Problem to solve → Copy each line of the listing below exactly.

Material →
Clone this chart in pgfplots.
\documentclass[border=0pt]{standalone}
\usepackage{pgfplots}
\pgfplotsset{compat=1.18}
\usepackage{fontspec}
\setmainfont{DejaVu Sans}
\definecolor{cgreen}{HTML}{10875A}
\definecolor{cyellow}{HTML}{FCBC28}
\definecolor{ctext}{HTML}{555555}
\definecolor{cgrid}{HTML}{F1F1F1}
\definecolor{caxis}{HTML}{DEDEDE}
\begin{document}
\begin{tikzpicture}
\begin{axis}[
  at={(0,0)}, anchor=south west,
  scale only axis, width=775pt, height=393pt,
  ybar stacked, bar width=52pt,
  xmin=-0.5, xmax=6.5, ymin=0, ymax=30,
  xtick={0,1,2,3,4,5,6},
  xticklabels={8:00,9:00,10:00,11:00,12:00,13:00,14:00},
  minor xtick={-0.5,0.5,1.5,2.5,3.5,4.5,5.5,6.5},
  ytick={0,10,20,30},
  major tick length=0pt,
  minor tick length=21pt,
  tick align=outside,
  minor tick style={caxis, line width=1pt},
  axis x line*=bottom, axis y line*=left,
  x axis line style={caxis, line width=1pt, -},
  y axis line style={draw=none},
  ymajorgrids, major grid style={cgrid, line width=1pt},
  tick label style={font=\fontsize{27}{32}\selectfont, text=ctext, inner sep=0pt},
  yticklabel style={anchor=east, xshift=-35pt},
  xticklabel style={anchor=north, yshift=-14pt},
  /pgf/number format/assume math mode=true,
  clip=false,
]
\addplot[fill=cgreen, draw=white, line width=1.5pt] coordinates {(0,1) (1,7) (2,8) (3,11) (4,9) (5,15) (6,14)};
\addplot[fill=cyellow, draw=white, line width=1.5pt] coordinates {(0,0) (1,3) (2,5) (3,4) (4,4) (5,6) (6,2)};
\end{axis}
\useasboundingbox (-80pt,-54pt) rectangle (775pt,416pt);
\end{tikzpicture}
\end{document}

Task output →
Clone this chart in pgfplots.
\documentclass[border=0pt]{standalone}
\usepackage{pgfplots}
\pgfplotsset{compat=1.18}
\usepackage{fontspec}
\setmainfont{DejaVu Sans}
\definecolor{cgreen}{HTML}{10875A}
\definecolor{cyellow}{HTML}{FCBC28}
\definecolor{ctext}{HTML}{555555}
\definecolor{cgrid}{HTML}{F1F1F1}
\definecolor{caxis}{HTML}{DEDEDE}
\begin{document}
\begin{tikzpicture}
\begin{axis}[
  at={(0,0)}, anchor=south west,
  scale only axis, width=775pt, height=393pt,
  ybar stacked, bar width=52pt,
  xmin=-0.5, xmax=6.5, ymin=0, ymax=30,
  xtick={0,1,2,3,4,5,6},
  xticklabels={8:00,9:00,10:00,11:00,12:00,13:00,14:00},
  minor xtick={-0.5,0.5,1.5,2.5,3.5,4.5,5.5,6.5},
  ytick={0,10,20,30},
  major tick length=0pt,
  minor tick length=21pt,
  tick align=outside,
  minor tick style={caxis, line width=1pt},
  axis x line*=bottom, axis y line*=left,
  x axis line style={caxis, line width=1pt, -},
  y axis line style={draw=none},
  ymajorgrids, major grid style={cgrid, line width=1pt},
  tick label style={font=\fontsize{27}{32}\selectfont, text=ctext, inner sep=0pt},
  yticklabel style={anchor=east, xshift=-35pt},
  xticklabel style={anchor=north, yshift=-14pt},
  /pgf/number format/assume math mode=true,
  clip=false,
]
\addplot[fill=cgreen, draw=white, line width=1.5pt] coordinates {(0,1) (1,7) (2,8) (3,11) (4,9) (5,15) (6,14)};
\addplot[fill=cyellow, draw=white, line width=1.5pt] coordinates {(0,0) (1,3) (2,5) (3,4) (4,4) (5,6) (6,2)};
\end{axis}
\useasboundingbox (-80pt,-54pt) rectangle (775pt,416pt);
\end{tikzpicture}
\end{document}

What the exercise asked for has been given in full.